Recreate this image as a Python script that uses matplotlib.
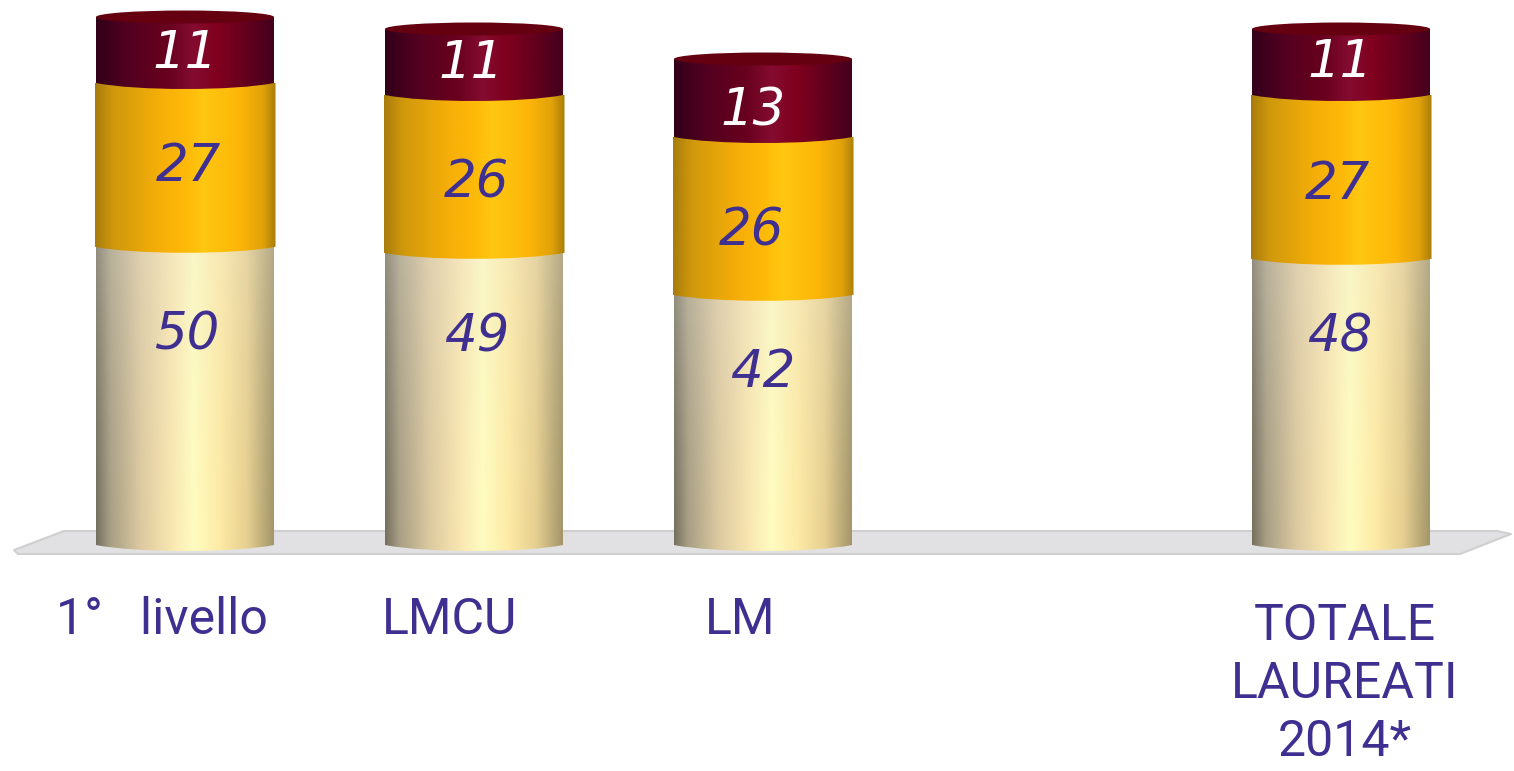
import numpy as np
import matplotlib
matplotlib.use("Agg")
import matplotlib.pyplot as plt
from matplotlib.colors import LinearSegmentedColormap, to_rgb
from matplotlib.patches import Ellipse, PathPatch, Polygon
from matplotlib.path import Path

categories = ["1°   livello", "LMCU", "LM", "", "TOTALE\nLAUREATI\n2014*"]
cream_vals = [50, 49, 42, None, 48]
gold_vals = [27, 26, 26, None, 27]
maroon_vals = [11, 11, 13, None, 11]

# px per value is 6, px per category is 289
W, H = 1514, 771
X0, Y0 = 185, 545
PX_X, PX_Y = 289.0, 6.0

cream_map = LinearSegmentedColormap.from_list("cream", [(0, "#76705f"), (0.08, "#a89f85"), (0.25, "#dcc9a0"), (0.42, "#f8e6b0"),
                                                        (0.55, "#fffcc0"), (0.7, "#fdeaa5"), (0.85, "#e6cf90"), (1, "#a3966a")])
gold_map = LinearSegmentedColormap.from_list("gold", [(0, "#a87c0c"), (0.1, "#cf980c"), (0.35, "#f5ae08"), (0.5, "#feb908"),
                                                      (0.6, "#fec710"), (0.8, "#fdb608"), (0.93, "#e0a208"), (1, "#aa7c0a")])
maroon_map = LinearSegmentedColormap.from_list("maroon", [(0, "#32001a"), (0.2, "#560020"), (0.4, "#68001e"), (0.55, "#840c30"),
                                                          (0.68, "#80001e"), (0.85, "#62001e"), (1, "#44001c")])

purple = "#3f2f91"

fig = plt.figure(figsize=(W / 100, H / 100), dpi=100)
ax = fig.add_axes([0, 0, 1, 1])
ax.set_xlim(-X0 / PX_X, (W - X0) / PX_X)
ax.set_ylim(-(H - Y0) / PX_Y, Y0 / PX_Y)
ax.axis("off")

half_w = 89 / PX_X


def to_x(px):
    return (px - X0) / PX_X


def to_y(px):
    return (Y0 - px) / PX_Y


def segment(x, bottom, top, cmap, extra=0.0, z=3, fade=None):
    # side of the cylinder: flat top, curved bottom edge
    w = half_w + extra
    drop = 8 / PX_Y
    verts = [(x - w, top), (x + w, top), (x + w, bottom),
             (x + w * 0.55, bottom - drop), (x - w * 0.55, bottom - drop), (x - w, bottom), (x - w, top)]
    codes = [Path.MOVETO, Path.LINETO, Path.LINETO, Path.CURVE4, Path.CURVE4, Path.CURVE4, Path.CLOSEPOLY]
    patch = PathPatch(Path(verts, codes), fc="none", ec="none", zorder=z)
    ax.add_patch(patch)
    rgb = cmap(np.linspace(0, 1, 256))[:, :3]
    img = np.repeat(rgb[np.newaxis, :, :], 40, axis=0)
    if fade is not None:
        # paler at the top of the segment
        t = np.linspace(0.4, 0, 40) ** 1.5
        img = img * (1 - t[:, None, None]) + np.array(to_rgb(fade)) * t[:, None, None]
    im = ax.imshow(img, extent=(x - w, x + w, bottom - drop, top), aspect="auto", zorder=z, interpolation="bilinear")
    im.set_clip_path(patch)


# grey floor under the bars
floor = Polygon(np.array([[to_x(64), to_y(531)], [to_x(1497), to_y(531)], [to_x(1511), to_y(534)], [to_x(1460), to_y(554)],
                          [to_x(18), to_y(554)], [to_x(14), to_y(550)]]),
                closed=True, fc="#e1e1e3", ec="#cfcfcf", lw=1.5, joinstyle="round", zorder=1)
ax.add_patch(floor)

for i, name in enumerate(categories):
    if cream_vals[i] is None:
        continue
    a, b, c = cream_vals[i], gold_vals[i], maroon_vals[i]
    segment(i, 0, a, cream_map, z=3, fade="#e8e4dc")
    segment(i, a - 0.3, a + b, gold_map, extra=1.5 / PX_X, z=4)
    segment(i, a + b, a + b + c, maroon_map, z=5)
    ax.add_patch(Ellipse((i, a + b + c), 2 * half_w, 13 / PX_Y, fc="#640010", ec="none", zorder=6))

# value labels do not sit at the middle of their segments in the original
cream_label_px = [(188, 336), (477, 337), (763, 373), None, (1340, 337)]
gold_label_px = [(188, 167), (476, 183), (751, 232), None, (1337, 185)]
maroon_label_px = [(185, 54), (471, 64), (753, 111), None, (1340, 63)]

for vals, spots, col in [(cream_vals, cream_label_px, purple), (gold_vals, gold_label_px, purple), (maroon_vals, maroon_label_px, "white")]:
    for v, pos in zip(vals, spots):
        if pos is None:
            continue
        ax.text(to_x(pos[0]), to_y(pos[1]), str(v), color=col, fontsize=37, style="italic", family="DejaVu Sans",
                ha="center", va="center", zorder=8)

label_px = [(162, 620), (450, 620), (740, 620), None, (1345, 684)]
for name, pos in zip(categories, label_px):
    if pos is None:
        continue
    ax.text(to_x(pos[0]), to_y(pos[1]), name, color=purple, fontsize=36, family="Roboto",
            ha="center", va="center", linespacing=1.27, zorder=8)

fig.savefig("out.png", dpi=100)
* * *
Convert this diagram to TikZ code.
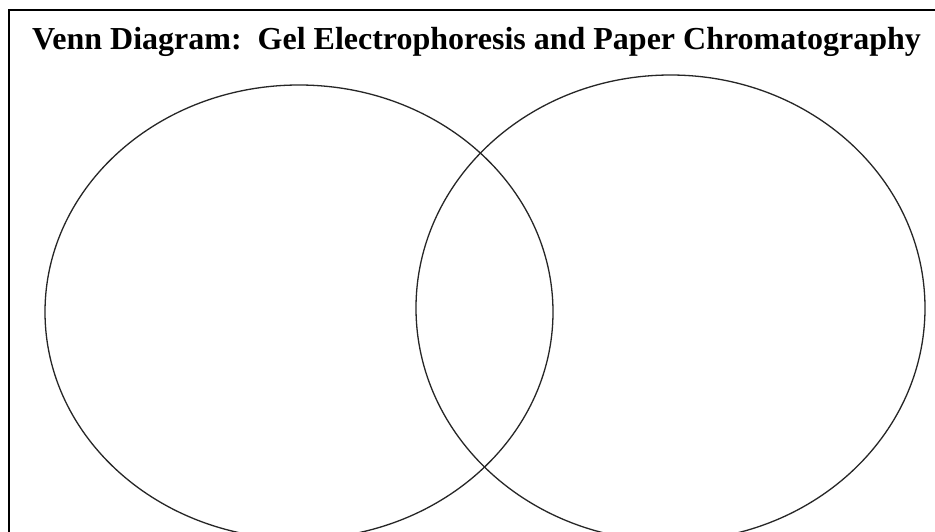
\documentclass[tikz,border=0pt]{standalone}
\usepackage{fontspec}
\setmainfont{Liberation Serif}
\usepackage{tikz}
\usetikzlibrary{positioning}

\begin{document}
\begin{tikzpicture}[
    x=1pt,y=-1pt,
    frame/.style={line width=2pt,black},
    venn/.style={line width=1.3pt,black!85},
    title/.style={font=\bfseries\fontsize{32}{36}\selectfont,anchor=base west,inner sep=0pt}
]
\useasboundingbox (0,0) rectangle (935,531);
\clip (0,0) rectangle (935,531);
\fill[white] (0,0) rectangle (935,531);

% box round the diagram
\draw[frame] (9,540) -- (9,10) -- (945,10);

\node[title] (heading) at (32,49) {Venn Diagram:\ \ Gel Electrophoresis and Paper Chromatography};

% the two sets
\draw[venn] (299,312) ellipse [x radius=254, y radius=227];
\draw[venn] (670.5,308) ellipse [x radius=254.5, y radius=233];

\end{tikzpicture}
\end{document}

▸ **The problem**
Restate word for word the part that opens with the line containing "Recreate this image" and closes with the line containing "PX_X, PX_Y = 289.0, 6.0", both ends included, and nothing else. Omit any images.

▸ **Worked answer**
Recreate this image as a Python script that uses matplotlib.
import numpy as np
import matplotlib
matplotlib.use("Agg")
import matplotlib.pyplot as plt
from matplotlib.colors import LinearSegmentedColormap, to_rgb
from matplotlib.patches import Ellipse, PathPatch, Polygon
from matplotlib.path import Path

categories = ["1°   livello", "LMCU", "LM", "", "TOTALE\nLAUREATI\n2014*"]
cream_vals = [50, 49, 42, None, 48]
gold_vals = [27, 26, 26, None, 27]
maroon_vals = [11, 11, 13, None, 11]

# px per value is 6, px per category is 289
W, H = 1514, 771
X0, Y0 = 185, 545
PX_X, PX_Y = 289.0, 6.0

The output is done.